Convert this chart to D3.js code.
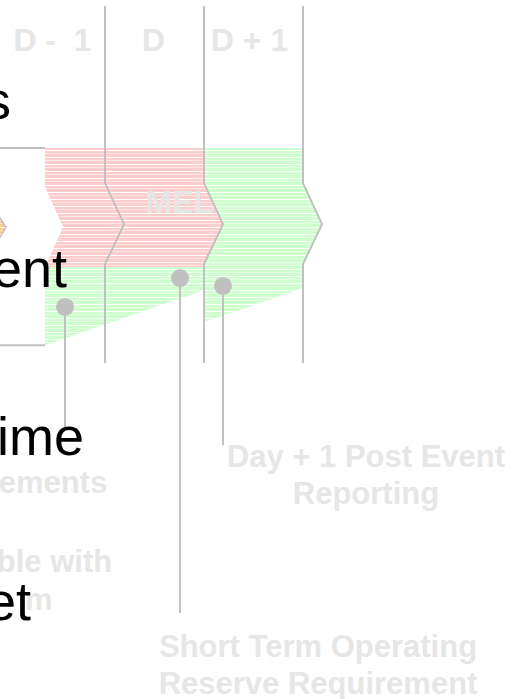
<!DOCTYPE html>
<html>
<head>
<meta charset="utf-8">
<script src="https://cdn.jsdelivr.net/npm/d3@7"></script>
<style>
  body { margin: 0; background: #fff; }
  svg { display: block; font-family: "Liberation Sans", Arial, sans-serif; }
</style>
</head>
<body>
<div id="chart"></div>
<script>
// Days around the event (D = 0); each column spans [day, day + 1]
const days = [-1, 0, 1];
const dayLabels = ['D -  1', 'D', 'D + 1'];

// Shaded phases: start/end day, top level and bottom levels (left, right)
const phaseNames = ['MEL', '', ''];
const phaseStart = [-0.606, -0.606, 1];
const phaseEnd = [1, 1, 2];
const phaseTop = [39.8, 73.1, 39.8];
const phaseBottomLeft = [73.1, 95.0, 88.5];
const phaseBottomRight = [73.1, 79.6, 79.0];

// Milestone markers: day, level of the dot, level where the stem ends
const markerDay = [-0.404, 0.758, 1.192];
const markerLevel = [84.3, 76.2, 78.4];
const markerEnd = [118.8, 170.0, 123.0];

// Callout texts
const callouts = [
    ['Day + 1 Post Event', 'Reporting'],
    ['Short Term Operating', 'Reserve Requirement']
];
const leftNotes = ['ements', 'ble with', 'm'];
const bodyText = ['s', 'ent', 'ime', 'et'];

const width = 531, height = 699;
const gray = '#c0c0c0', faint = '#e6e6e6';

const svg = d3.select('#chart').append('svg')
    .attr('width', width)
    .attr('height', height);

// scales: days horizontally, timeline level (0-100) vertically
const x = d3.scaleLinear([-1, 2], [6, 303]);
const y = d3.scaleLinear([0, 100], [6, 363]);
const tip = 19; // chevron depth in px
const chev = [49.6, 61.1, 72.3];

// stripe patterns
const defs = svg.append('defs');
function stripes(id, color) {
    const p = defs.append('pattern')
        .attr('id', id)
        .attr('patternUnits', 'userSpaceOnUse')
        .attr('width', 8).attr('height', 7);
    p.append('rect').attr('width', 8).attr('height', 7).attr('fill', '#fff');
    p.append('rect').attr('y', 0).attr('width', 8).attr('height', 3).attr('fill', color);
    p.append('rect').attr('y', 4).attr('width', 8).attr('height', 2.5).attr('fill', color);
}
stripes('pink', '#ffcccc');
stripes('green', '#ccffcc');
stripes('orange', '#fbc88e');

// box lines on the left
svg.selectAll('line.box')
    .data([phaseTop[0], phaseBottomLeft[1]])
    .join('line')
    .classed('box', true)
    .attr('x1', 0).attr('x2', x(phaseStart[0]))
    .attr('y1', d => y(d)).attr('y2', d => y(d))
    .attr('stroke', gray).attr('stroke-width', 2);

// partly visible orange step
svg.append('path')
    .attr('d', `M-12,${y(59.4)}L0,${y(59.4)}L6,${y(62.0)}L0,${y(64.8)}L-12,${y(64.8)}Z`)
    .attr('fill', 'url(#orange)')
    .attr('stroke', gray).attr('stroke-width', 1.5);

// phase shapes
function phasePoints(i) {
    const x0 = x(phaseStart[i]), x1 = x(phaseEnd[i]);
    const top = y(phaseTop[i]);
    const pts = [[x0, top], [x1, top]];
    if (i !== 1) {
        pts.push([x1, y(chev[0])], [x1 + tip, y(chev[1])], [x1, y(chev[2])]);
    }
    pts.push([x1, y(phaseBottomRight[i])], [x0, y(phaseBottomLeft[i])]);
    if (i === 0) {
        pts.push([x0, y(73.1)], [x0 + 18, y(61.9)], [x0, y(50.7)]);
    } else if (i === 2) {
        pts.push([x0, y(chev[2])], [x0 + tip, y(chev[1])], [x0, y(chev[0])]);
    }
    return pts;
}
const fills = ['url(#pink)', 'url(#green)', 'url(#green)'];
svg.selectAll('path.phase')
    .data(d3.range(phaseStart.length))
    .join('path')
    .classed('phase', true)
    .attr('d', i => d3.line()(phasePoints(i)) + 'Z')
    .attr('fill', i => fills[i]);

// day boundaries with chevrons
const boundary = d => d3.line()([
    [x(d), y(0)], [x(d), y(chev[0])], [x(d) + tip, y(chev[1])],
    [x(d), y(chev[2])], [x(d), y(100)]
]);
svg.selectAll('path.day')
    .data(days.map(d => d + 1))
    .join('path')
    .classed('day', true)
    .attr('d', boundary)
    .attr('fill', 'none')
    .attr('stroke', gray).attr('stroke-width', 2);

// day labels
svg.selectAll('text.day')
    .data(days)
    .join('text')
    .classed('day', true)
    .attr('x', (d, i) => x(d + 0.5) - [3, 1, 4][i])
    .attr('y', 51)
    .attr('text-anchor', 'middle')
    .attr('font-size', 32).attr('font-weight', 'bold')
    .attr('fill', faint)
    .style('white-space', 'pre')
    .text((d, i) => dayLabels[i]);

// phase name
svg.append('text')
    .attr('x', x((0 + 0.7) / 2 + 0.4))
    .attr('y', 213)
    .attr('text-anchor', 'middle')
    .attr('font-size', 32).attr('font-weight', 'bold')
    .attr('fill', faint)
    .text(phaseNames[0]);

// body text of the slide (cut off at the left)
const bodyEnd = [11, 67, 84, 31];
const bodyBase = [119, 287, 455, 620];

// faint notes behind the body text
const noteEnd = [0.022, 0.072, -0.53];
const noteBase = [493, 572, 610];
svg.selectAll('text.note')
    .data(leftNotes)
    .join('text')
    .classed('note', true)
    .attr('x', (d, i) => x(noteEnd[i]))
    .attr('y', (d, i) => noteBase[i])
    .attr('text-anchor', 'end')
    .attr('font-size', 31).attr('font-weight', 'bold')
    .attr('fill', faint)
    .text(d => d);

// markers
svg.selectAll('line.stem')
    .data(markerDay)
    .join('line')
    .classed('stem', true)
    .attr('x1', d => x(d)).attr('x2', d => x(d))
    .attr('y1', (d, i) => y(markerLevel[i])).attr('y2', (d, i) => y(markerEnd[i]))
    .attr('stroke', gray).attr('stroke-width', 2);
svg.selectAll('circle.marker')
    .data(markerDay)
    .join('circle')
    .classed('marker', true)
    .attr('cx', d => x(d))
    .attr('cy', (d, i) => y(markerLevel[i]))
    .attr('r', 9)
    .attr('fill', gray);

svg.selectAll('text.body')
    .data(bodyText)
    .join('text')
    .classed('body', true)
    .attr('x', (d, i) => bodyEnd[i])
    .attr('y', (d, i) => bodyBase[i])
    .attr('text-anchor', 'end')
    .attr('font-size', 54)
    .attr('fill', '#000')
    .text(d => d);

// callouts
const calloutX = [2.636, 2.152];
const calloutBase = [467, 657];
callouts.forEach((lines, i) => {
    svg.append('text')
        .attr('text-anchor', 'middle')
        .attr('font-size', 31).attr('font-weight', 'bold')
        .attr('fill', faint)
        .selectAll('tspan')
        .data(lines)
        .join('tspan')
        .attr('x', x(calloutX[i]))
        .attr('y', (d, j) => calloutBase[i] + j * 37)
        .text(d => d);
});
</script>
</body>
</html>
━━━━━━━━━━
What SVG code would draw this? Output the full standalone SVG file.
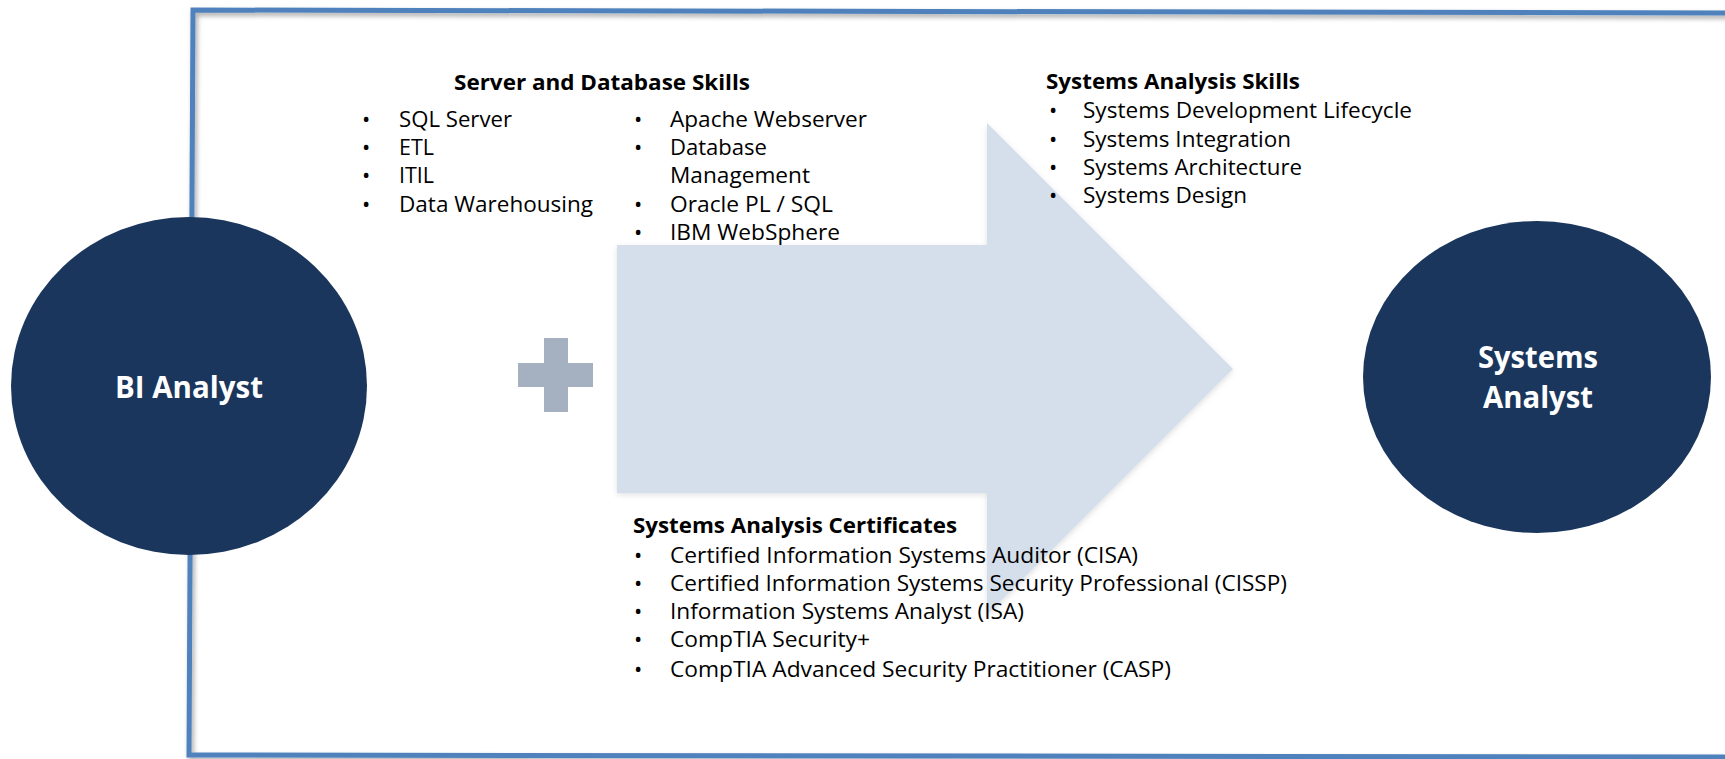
━━━━━━━━━━
● SET PROBLEM
Skip all pictures. Output only the lines from the one containing "Convert this chart to D3.js code." to the one containing "const dayLabels = ['D", both lines included.

● RESULT OF THE TASK
Convert this chart to D3.js code.
<!DOCTYPE html>
<html>
<head>
<meta charset="utf-8">
<script src="https://cdn.jsdelivr.net/npm/d3@7"></script>
<style>
  body { margin: 0; background: #fff; }
  svg { display: block; font-family: "Liberation Sans", Arial, sans-serif; }
</style>
</head>
<body>
<div id="chart"></div>
<script>
// Days around the event (D = 0); each column spans [day, day + 1]
const days = [-1, 0, 1];
const dayLabels = ['D -  1', 'D', 'D + 1'];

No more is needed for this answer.